I made one new years resolution about ham radio. My operating habits during December greatly influenced the wording
I, KG4GVL, do resolve to do my best to operate a minimum of twice a week, with the goal of averaging one QSO per day for 2015, or may the Wouff Hong find me as I sleep.
I've tried the whole "QSO once a day" thing, and that quickly became work. I managed to go somewhere around two months with a QSO every day, and many days it felt like I made the contact because of the commitment, not because I enjoyed the QSO. Time is a precious commodity in our house, and I don't have a lot of it to operate radio. In December, I managed to operate a handful of days, spending about an hour of time at a time (sometimes less), and had a blast running stations that were calling CQ. I even managed to call CQ a few times my own self and snagged a few new countries. Part of that I realize was propagation, but I've learned through the years that it don't matter how well propagation is if you don't get on the air. Plus, the maxim "RF gotta go somplace" is a reality. When you QRV, the signal goes somewhere, and the RBN network is a testament to how well some bands do under what would normally be considered marginal conditions. I really enjoy operating when I can get several QSOs at once.

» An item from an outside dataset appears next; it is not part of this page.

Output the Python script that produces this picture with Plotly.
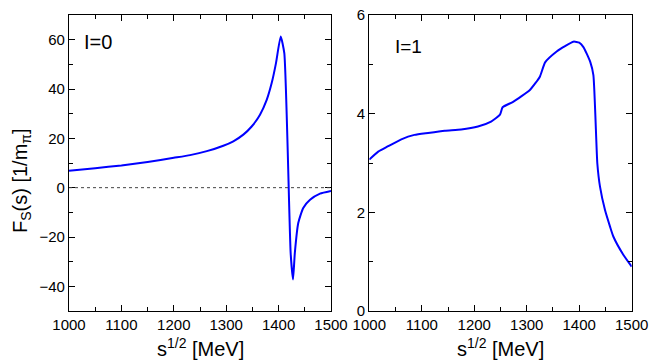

Other people have made their resolutions too, one of the coolest is to build a project from your birth month/year issue of QST. I didn't see much in that would really work for me in the October 1977, but if anyone has an extra issue that they'd let me peruse, I wouldn't mind. :) I do have an October 1953 issue of QST that looks pretty interesting, and I think it has part of a 222 MHz project that would be pretty neat to construct, if I could find the parts to construct it.
Also doing some investigating into ham radio with microwaves. If the kids ever get their license, I think they'd get a kick out of building stuff they can use to bounce a signal off a satellite, or even the moon. The local library has a copy of The ARRL UHF/Microwave Experimenter's Manual and while some of the math inside seems complicated, the projects/ideas inside seem pretty straight forward.